Как с Юрием Нагибиным произошло. Тот тоже всю жизнь мучился и выяснял: еврей он или нет? Только к концу жизни выяснил: оказалось — нет. Жалко. Надо было раньше узнать. А то эта сумятица и постоянный страх в сердце и голове задавили его творчество, не дали ему по-настоящему раскрыться, в другое русло завели, а ведь он действительно мог стать настоящим большим русским писателем. А то в итоге с последними своими романами, где он то на тещу, то на тестя залезет — совсем обмишурился. А мог бы действительно что-то хорошее и значительное создать, дневник-то у него — очень сильная вещь.

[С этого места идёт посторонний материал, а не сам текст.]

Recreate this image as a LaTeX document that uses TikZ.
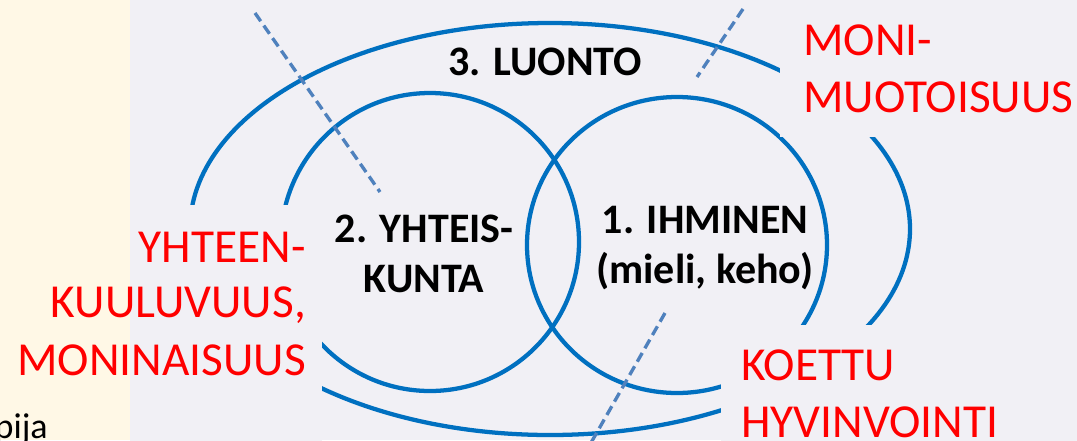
\documentclass[tikz,border=0pt]{standalone}
\usepackage{fontspec}
\setmainfont{Carlito}
\definecolor{creambg}{RGB}{255,248,230}
\definecolor{greybg}{RGB}{241,240,245}
\definecolor{ringblue}{RGB}{0,112,192}
\definecolor{dashblue}{RGB}{79,129,189}
\definecolor{labelred}{RGB}{255,0,0}
\tikzset{
  ring/.style={draw=ringblue, line width=3.2pt},
  dashline/.style={draw=dashblue, line width=2.5pt, dash pattern=on 7.5pt off 4pt},
  mask/.style={fill=greybg, draw=none},
  lbl/.style={inner sep=0pt, font=\fontsize{31.5}{38}\selectfont\bfseries, text=black},
  redlbl/.style={inner sep=0pt, font=\fontsize{35.5}{42}\selectfont, text=labelred},
  sidetext/.style={inner sep=0pt, font=\fontsize{27}{32}\selectfont, text=black}
}
\begin{document}
\begin{tikzpicture}[x=0.75pt,y=-0.75pt]
\useasboundingbox (0,0) rectangle (1077,440);
\clip (0,0) rectangle (1077,440);
% backgrounds
\fill[creambg] (0,0) rectangle (130,440);
\fill[greybg] (130,0) rectangle (1077,440);
% rings
\draw[ring] (550,229) ellipse [x radius=360, y radius=206];
\draw[ring] (430,242) circle [radius=149];
\draw[ring] (677,245) ellipse [x radius=150, y radius=148];
% label backgrounds hiding ring parts
\fill[mask] (780,-5) rectangle (1085,137);
\fill[mask] (721,325) rectangle (1085,445);
\fill[mask] (130,205) rectangle (322,445);
% dashed lines
\coordinate (d1a) at (255,13);
\coordinate (d1b) at (380,192);
\coordinate (d2a) at (743,9);
\coordinate (d2b) at (697,77);
\coordinate (d3a) at (665,313);
\coordinate (d3b) at (588,448);
\draw[dashline] (d1a) -- (d1b);
\draw[dashline] (d2a) -- (d2b);
\draw[dashline] (d3a) -- (d3b);
% black labels
\node[lbl, anchor=base] (luonto) at (545,75) {3. LUONTO};
\node[lbl, anchor=base] (yhteis) at (424,242) {2. YHTEIS-};
\node[lbl, anchor=base] (kunta) at (424,292) {KUNTA};
\node[lbl, anchor=base] (ihminen) at (705,233) {1. IHMINEN};
\node[lbl, anchor=base] (mieli) at (705,283) {(mieli, keho)};
% red labels
\node[redlbl, anchor=base west] (moni) at (803,55) {MONI-};
\node[redlbl, anchor=base west] (muoto) at (803,112) {MUOTOISUUS};
\node[redlbl, anchor=base east] (yhteen) at (306,262) {YHTEEN-};
\node[redlbl, anchor=base east] (kuulu) at (306,317) {KUULUVUUS,};
\node[redlbl, anchor=base east] (moninai) at (306,375) {MONINAISUUS};
\node[redlbl, anchor=base west] (koettu) at (741,380) {KOETTU};
\node[redlbl, anchor=base west] (hyvin) at (741,437) {HYVINVOINTI};
% side text
\node[sidetext, anchor=base east] (oppija) at (48,438) {oppija};
\end{tikzpicture}
\end{document}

Тоже самое может и с Володей произойти. Сейчас он в русского патриота играет, борется с игом и засилием еврейским, и вдруг, наконец, выясняется, что он сам — еврей махровый. Хуже, если это потом произойдет, когда поздно будет. Тогда придется ему весь уклад менять, жизненную философию и внутреннее содержание. Значит — зря жил, столько времени по-пустому потратил. Боролся, да не в ту сторону.

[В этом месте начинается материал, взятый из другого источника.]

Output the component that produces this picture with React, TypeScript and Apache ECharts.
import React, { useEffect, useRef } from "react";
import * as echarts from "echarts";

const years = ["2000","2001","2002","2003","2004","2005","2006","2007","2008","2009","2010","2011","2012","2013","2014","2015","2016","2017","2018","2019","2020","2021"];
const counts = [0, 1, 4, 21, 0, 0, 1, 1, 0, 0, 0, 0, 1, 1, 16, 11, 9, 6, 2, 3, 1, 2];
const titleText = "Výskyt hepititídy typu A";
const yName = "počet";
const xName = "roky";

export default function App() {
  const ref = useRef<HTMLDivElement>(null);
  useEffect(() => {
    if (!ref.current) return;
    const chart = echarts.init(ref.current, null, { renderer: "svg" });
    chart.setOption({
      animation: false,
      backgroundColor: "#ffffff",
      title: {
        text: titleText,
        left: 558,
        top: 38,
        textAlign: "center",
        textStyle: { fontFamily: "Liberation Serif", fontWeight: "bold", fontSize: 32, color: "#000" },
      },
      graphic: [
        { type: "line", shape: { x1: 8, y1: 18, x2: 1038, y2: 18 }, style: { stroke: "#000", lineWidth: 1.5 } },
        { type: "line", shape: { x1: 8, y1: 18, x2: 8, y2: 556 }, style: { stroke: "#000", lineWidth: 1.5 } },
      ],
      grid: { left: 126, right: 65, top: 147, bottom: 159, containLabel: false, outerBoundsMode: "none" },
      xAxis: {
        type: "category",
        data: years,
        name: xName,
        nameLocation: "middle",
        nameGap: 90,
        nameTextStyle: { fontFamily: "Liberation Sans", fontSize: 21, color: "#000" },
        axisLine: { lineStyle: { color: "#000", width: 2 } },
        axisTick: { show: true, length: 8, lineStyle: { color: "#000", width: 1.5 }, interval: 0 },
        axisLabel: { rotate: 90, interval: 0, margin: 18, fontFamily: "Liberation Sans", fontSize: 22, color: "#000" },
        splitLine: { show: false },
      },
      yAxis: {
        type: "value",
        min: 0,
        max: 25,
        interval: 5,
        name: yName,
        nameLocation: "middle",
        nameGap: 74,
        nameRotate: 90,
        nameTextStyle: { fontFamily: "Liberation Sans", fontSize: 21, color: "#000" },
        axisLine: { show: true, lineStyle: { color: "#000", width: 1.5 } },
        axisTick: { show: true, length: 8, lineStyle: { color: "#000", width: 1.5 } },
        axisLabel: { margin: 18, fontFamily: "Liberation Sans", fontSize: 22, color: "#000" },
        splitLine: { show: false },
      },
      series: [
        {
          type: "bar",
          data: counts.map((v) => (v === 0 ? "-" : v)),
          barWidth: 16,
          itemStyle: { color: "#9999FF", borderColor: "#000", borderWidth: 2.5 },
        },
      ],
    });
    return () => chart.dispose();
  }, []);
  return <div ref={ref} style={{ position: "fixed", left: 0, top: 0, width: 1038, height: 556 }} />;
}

Грустное это дело — выяснение: кто ты — русский, или татарин, или еврей? Главное — человеком будь, не носи камень за пазухой и не гадь другому, и в церковь почаще ходи…. Тогда и толк будет.

ВЬЕТНАМ

Есть где-то в мире маленькая и дремучая страна Вьетнам, мы о ней мало что знаем. Знаем только, что там джунгли сплошняком растут, как у нас в деревнях бурьян, и большие тараканы летают, как стрекозы, а вьетнамцы их ловят и едят. Еще знаем, что американцы на них нападали, хотели у них отгрызть социализм, а вьетнамцы их сами покусали сильно и социализм уберегли.

И вот приехали к нам оттуда, из этого самого Вьетнама, вьетнамцы на учебу. Человек восемь-десять. Точно сосчитать трудно, они все как по одному лекалу сделаны. Поучиться в Литинституте, поднабраться знаний и поднимать свою вьетнамскую литературу. А то у них там бананы растут, а литература никак не поспевает. Пожили мы с ним бок о бок, поглядели на них и подивились нимало.

Какие же странные вьетнамцы люди! Какая странная у них жизнь! И очень скрытная, хотя все вроде на виду… Совершенно для другого человека, не вьетнамского, — непонятная и непостижимая. А уж для русского человека особенно. У русского человека душа ко всем нараспашку, Каждый ему: кум, брат и сват.

Ходят они всегда группками, по три-четыре человека… Что на кухню идут, что в институт едут, шагают строем, как маленький отряд самообороны… И всегда улыбчивы, доброжелательны ко всем, а уж к русскому человеку — в первую очередь. Уважают, что мы их от ненавистных американцев спасли. Но все равно с легкой опаской поглядывают, наверное, немного побаиваются… а как же им не бояться? Вдруг, да кто-нибудь кулачищем-то навернет и завалится весь строй вьетнамский, все четыре человека… Потом, Россия все-таки чужая для них страна, хоть и дружественная. В ней провалиться запросто можно. Потому что дна-то у России нет, она — как бочка бездонная… Провалишься в просторы — и пропадешь, сгинешь навсегда… Конечно, страшно.